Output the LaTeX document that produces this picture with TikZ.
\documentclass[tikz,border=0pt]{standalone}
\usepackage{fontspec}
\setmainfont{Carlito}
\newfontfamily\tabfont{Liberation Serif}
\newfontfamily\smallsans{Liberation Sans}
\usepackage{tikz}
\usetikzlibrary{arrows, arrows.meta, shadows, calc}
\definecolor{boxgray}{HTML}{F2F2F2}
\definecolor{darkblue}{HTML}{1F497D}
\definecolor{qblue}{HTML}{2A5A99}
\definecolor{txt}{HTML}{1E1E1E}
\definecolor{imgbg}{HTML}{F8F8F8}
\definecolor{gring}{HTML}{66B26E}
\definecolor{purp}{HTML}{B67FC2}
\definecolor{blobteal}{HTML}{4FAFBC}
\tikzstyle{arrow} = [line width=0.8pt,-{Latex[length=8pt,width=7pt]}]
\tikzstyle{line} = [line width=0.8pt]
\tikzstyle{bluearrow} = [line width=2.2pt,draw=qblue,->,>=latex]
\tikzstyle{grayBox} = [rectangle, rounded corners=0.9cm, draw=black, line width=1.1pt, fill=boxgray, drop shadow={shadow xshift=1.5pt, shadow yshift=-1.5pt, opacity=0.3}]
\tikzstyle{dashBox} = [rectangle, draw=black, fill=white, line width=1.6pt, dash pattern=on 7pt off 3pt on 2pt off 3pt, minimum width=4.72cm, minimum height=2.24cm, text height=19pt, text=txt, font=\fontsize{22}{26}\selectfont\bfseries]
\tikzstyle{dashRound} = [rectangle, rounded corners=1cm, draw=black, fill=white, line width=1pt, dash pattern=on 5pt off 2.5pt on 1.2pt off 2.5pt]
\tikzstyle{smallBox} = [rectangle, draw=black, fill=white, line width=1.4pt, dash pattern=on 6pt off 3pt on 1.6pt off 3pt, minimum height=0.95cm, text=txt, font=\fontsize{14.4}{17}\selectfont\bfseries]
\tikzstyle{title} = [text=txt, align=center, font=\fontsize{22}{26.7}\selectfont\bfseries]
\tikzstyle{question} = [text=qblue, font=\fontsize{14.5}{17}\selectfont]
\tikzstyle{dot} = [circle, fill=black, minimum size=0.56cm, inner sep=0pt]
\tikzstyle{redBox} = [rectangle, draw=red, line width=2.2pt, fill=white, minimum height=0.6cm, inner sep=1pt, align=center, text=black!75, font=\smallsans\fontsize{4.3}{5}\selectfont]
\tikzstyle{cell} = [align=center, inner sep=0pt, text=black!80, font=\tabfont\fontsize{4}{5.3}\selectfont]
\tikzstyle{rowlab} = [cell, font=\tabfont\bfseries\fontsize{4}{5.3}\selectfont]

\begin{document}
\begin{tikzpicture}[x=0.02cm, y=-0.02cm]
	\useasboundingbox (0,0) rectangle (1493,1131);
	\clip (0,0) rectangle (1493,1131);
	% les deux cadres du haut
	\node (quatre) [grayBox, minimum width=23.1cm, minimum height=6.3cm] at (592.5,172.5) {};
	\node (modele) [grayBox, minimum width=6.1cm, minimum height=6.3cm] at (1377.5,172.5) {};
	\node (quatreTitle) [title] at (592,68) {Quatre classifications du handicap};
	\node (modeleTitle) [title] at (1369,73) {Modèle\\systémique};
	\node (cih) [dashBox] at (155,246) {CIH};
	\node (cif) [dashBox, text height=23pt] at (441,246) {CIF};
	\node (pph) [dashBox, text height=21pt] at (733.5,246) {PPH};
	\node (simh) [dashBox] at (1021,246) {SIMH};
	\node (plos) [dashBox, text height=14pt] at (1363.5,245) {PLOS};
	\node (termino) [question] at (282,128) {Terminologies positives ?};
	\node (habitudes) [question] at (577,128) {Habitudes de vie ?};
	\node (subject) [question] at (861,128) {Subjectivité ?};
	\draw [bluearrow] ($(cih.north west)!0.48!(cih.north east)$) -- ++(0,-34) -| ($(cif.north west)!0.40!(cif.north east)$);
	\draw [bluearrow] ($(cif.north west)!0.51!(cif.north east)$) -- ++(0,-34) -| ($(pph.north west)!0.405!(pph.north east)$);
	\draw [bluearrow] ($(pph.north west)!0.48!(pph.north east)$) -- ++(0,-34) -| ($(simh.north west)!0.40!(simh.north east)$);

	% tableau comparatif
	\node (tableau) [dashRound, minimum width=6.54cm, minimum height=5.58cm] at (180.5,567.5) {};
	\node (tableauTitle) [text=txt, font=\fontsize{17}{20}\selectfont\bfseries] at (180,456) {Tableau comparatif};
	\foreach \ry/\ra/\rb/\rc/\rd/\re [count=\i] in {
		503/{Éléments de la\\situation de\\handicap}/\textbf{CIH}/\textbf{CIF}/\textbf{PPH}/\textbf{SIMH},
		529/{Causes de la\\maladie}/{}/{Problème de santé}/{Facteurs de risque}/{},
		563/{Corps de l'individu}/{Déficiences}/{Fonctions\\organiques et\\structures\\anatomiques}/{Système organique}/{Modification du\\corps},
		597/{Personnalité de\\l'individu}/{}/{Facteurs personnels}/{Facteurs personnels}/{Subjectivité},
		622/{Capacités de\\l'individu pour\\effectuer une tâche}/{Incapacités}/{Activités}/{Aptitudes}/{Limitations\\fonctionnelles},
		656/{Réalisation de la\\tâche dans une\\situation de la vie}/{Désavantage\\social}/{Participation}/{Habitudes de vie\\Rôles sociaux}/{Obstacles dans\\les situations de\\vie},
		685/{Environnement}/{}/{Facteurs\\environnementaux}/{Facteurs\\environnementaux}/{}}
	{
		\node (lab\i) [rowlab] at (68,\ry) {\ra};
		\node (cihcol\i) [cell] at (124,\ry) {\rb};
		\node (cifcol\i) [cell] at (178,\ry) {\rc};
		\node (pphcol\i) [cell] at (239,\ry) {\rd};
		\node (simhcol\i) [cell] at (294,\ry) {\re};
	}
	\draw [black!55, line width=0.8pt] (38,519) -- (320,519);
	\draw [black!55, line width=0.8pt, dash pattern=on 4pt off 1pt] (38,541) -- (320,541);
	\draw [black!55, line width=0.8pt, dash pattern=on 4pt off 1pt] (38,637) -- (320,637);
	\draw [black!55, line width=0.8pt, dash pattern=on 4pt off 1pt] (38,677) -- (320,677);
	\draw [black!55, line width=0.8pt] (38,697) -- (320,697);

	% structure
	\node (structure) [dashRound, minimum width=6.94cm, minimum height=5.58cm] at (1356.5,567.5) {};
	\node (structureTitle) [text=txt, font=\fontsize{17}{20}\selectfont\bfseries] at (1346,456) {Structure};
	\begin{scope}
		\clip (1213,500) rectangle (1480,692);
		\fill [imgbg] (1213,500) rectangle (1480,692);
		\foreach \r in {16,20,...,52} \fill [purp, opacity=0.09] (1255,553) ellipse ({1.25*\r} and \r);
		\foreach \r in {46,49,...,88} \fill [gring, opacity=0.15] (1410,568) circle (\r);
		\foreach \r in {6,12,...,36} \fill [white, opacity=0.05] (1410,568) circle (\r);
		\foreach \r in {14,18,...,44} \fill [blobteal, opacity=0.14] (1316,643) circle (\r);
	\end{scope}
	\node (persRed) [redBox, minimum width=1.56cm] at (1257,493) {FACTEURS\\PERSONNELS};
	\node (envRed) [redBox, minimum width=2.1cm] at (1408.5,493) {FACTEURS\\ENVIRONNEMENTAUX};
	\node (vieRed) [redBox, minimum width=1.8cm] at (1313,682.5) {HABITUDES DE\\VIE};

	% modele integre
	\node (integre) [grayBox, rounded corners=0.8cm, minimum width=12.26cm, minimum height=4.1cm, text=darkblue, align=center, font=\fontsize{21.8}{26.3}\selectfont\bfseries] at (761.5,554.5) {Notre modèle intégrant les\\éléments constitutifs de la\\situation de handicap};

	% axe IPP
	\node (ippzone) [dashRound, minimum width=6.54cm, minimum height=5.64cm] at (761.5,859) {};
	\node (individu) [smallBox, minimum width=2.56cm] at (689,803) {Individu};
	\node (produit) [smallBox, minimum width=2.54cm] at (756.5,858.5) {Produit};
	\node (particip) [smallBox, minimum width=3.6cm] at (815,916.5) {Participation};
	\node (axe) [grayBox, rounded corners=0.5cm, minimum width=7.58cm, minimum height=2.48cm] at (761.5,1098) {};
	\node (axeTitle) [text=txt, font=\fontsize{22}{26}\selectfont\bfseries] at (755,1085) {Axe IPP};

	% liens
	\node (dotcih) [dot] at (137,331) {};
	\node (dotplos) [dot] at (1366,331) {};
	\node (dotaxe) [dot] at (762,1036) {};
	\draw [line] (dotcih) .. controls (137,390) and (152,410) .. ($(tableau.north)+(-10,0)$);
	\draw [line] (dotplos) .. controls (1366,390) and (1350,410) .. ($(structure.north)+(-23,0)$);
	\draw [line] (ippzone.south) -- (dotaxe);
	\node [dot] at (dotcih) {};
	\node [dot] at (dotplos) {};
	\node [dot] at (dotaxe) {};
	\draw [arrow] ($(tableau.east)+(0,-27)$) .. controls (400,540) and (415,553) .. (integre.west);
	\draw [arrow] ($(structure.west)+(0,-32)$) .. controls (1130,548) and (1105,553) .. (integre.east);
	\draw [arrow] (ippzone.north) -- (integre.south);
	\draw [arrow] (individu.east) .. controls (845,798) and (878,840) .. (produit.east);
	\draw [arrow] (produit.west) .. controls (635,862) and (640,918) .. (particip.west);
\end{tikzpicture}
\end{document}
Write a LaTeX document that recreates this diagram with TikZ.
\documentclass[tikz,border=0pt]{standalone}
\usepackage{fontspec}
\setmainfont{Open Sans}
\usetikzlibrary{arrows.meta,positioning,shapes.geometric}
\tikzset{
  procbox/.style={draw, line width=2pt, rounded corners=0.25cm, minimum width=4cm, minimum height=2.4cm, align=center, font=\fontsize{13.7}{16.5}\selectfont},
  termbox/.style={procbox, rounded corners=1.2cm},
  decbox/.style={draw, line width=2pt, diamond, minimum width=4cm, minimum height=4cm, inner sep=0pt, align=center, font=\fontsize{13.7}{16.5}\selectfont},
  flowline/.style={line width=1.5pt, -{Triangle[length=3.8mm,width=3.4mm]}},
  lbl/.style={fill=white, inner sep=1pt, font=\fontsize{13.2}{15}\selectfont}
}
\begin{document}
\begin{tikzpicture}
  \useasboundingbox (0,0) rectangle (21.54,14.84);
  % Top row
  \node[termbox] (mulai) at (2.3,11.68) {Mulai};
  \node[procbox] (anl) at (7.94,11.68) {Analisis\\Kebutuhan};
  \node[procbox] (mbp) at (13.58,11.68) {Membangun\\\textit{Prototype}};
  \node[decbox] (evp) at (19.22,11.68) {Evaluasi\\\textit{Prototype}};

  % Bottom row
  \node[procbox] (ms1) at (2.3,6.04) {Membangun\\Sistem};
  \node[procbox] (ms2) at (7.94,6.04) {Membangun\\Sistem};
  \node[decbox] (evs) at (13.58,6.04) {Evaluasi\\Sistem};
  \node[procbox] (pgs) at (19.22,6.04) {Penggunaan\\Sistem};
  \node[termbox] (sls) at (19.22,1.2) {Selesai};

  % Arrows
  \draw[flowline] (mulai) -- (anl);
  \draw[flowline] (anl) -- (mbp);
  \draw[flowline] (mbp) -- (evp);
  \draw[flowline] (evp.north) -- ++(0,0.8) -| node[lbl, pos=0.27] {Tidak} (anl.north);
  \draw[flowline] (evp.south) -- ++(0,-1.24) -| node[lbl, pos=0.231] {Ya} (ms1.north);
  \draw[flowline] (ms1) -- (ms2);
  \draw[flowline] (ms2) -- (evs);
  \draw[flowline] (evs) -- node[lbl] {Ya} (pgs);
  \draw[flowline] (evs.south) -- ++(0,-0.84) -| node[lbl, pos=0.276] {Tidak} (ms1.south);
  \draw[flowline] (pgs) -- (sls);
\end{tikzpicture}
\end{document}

▶ _To be done_
Extract and reproduce exactly the lines opening with the line containing "Write a LaTeX" and closing with the line containing "(sls) at (19.22,1.2)", inclusive.

▶ _Completed task_
Write a LaTeX document that recreates this diagram with TikZ.
\documentclass[tikz,border=0pt]{standalone}
\usepackage{fontspec}
\setmainfont{Open Sans}
\usetikzlibrary{arrows.meta,positioning,shapes.geometric}
\tikzset{
  procbox/.style={draw, line width=2pt, rounded corners=0.25cm, minimum width=4cm, minimum height=2.4cm, align=center, font=\fontsize{13.7}{16.5}\selectfont},
  termbox/.style={procbox, rounded corners=1.2cm},
  decbox/.style={draw, line width=2pt, diamond, minimum width=4cm, minimum height=4cm, inner sep=0pt, align=center, font=\fontsize{13.7}{16.5}\selectfont},
  flowline/.style={line width=1.5pt, -{Triangle[length=3.8mm,width=3.4mm]}},
  lbl/.style={fill=white, inner sep=1pt, font=\fontsize{13.2}{15}\selectfont}
}
\begin{document}
\begin{tikzpicture}
  \useasboundingbox (0,0) rectangle (21.54,14.84);
  % Top row
  \node[termbox] (mulai) at (2.3,11.68) {Mulai};
  \node[procbox] (anl) at (7.94,11.68) {Analisis\\Kebutuhan};
  \node[procbox] (mbp) at (13.58,11.68) {Membangun\\\textit{Prototype}};
  \node[decbox] (evp) at (19.22,11.68) {Evaluasi\\\textit{Prototype}};

  % Bottom row
  \node[procbox] (ms1) at (2.3,6.04) {Membangun\\Sistem};
  \node[procbox] (ms2) at (7.94,6.04) {Membangun\\Sistem};
  \node[decbox] (evs) at (13.58,6.04) {Evaluasi\\Sistem};
  \node[procbox] (pgs) at (19.22,6.04) {Penggunaan\\Sistem};
  \node[termbox] (sls) at (19.22,1.2) {Selesai};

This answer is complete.